Specifications and design features of the class of NC and CNC systems, specifications and design features of the other numerical systems.

Machined parts can be classified as rotational or nonrotational (Figure 3.1). A rotational workparth as a cylindrical or disk-like shape. The characteristic operation that produces this geometry is one in which a cutting tool removes material from a rotating workpart. Examples include turning and boring. A nonrotational (also called prismatic) workpart is block-like or plate-like, as in Figure 3.1(b). This geometry is achieved by linear motions of the workpart, combined with either rotating or linear tool motions. Operations in this category include milling, shaping, planing, and sawing.

Figure 3.1 – Machined parts are classified as (a) rotational, or (b) nonrotational, shown here by block and flat parts.

A part shape is created as generating and forming. In generating, the geometry of the workpart is determined by the feed trajectory of the cutting tool. Examples of generating the work shape in machining include straight turning, taper turning, contour turning, peripheral milling, and profile milling, all illustrated in Figure 3.2.

Figure 3.2 – Generating shape in machining: (a) straight turning, (b) taper turning, (c) contour turning, (d) plain milling, and (e) profile milling.

In forming, the shape of the part is created by the geometry of the cutting tool. Form turning, drilling, and broaching are examples of this case. In these operations, illustrated in Figure 3.3, the shape of the cutting tool is imparted to the work in order to create part geometry.

Forming and generating are sometimes combined in one operation, as illustrated in Figure 3.4 for thread cutting on a lathe and slotting on a milling machine.
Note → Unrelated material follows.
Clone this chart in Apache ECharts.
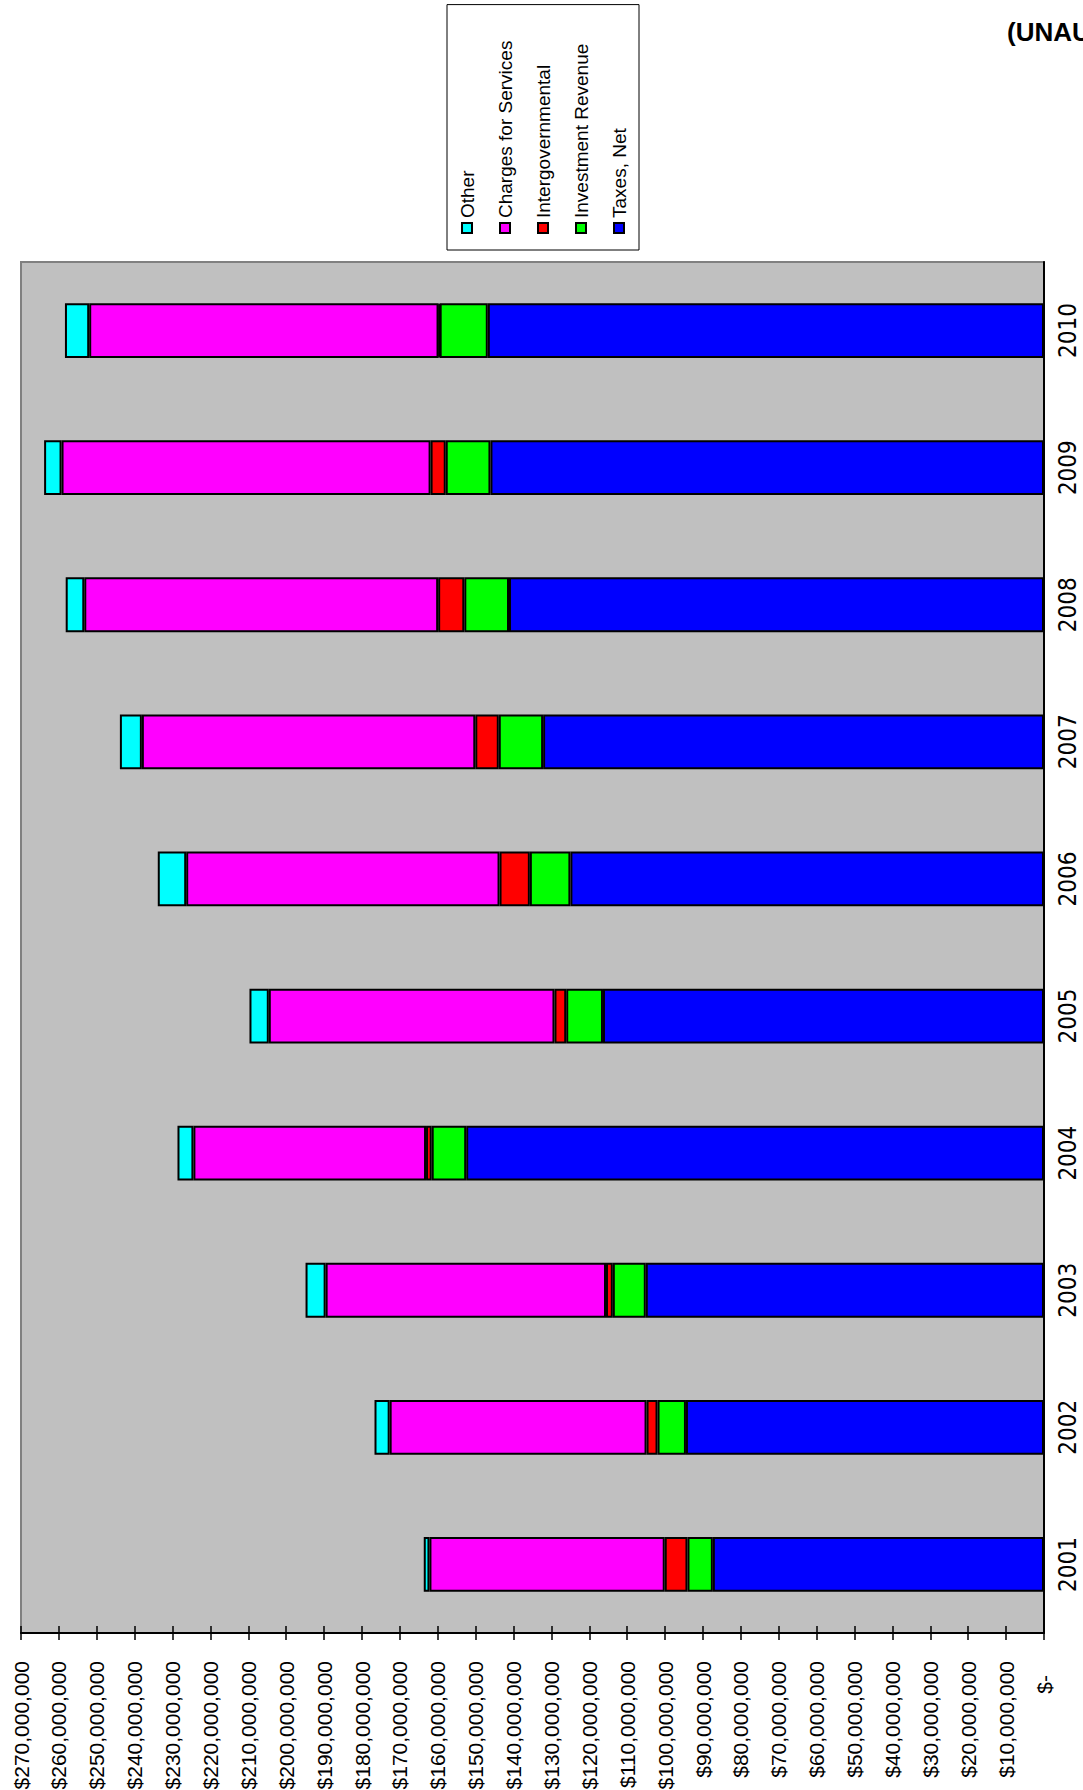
<!DOCTYPE html>
<html>
<head>
<meta charset="utf-8">
<script src="https://cdn.jsdelivr.net/npm/echarts@6/dist/echarts.min.js"></script>
<style>
html, body { margin: 0; padding: 0; width: 1083px; height: 1790px; overflow: hidden; background: #fff; }
/* the chart is laid out as a normal column chart, then turned a quarter left */
#revenue { position: absolute; left: 0; top: 0; width: 1790px; height: 1083px;
  transform-origin: 0 0; transform: translate(0, 1790px) rotate(-90deg); }
</style>
</head>
<body>
<div id="revenue"></div>
<script>
var years = ['2001', '2002', '2003', '2004', '2005', '2006', '2007', '2008', '2009', '2010'];

// dollars
var taxes      = [87400000, 94500000, 105100000, 152500000, 116400000, 125000000, 132200000, 141200000, 146100000, 146800000];
var investment = [6700000, 7500000, 8700000, 9100000, 9700000, 10700000, 11700000, 11800000, 11800000, 12700000];
var intergov   = [6000000, 2900000, 1800000, 1500000, 3100000, 8000000, 6200000, 6900000, 4000000, 300000];
var charges    = [62100000, 67800000, 74000000, 61400000, 75400000, 82700000, 88000000, 93400000, 97400000, 92200000];
var other      = [1500000, 4000000, 5300000, 4200000, 5100000, 7500000, 5800000, 4900000, 4600000, 6400000];

var legendNames = ['Other', 'Charges for Services', 'Intergovernmental', 'Investment Revenue', 'Taxes, Net'];
var axisMax = 270000000;
var axisStep = 10000000;

function money(v) {
    if (v === 0) return '{zero|$-}';
    return '$' + String(v).replace(/\B(?=(\d{3})+(?!\d))/g, ',');
}

function layer(name, data, color) {
    return {
        name: name,
        type: 'bar',
        stack: 'rev',
        data: data,
        barCategoryGap: '60%',
        itemStyle: { color: color, borderColor: '#000', borderWidth: 2 },
        emphasis: { disabled: true }
    };
}

var labelFont = 'Liberation Sans';

var myChart = echarts.init(document.getElementById('revenue'), null, { renderer: 'svg' });

option = {
    animation: false,
    backgroundColor: '#fff',
    grid: {
        left: 157,
        right: 262,
        top: 21,
        bottom: 39,
        show: true,
        backgroundColor: '#c0c0c0',
        borderColor: '#808080',
        borderWidth: 2,
        outerBoundsMode: 'none'
    },
    legend: {
        orient: 'vertical',
        left: 1540,
        top: 447,
        data: legendNames,
        padding: [10, 36, 10, 16],
        itemWidth: 10,
        itemHeight: 10,
        itemGap: 18,
        icon: 'rect',
        itemStyle: { borderColor: '#000', borderWidth: 2 },
        backgroundColor: '#fff',
        borderColor: '#000',
        borderWidth: 1,
        selectedMode: false,
        textStyle: { fontFamily: labelFont, fontSize: 19, lineHeight: 20, color: '#000' }
    },
    xAxis: [
        {
            type: 'category',
            data: years,
            position: 'bottom',
            axisLine: { lineStyle: { color: '#000', width: 2 } },
            axisTick: { length: 7, lineStyle: { color: '#000', width: 1.5 } },
            axisLabel: {
                margin: 12,
                fontFamily: "'Liberation Sans Narrow', 'DejaVu Sans Condensed', 'Liberation Sans'",
                fontSize: 24,
                color: '#000'
            }
        },
        {
            type: 'category',
            data: years,
            position: 'bottom',
            axisLine: { show: false },
            axisTick: { inside: true, length: 7, lineStyle: { color: '#000', width: 1.5 } },
            axisLabel: { show: false }
        }
    ],
    yAxis: [
        {
            type: 'value',
            min: 0,
            max: axisMax,
            interval: axisStep,
            position: 'left',
            splitLine: { show: false },
            axisLine: { show: true, lineStyle: { color: '#000', width: 2 } },
            axisTick: { show: true, length: 7, lineStyle: { color: '#000', width: 1.5 } },
            axisLabel: {
                margin: 28,
                formatter: money,
                fontFamily: labelFont,
                fontSize: 21,
                color: '#000',
                rich: {
                    zero: { fontFamily: labelFont, fontSize: 21, color: '#000', padding: [0, 14, 0, 0] }
                }
            }
        },
        {
            type: 'value',
            min: 0,
            max: axisMax,
            interval: axisStep,
            position: 'left',
            splitLine: { show: false },
            axisLine: { show: false },
            axisTick: { show: true, inside: true, length: 7, lineStyle: { color: '#000', width: 1.5 } },
            axisLabel: { show: false }
        }
    ],
    graphic: [
        {
            type: 'text',
            x: 1758,
            y: 1007,
            rotation: -Math.PI / 2,
            style: {
                text: '(UNAUDITED)',
                fontFamily: labelFont,
                fontWeight: 'bold',
                fontSize: 26,
                fill: '#000',
                align: 'left',
                verticalAlign: 'middle',
                textAlign: 'left',
                textVerticalAlign: 'middle'
            }
        }
    ],
    series: [
        layer('Taxes, Net', taxes, '#0000ff'),
        layer('Investment Revenue', investment, '#00ff00'),
        layer('Intergovernmental', intergov, '#ff0000'),
        layer('Charges for Services', charges, '#ff00ff'),
        layer('Other', other, '#00ffff')
    ]
};

myChart.setOption(option);
</script>
</body>
</html>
In thread cutting, the pointed shape of the cutting tool determines the form of the threads, but the large feed rate generates the threads. In slotting (also called slotmilling), the width of the cutter determines the width of the slot, but the feed motion creates the slot.

Machining is classified as a secondary process. In general, secondary processes follow basic processes, whose purpose is to establish the initial shape of a workpiece. Examples of basic processes include casting, forging, and bar rolling (to produce rod and bar stock). The shapes produced by these processes usually require refinement by secondary processes. Machining operations serve to transform the starting shapes into the final geometries specified by the part designer. For example, bar stock is the initial shape, but the final geometry after a series of machining operations is a shaft.

Figure 3.3 – Forming to create shape in machining: (a) form turning, (b) drilling, and (c) broaching.

Figure 3.4 – Combination of forming and generating to create shape: (a) thread cutting on a lathe, and (b) slot milling.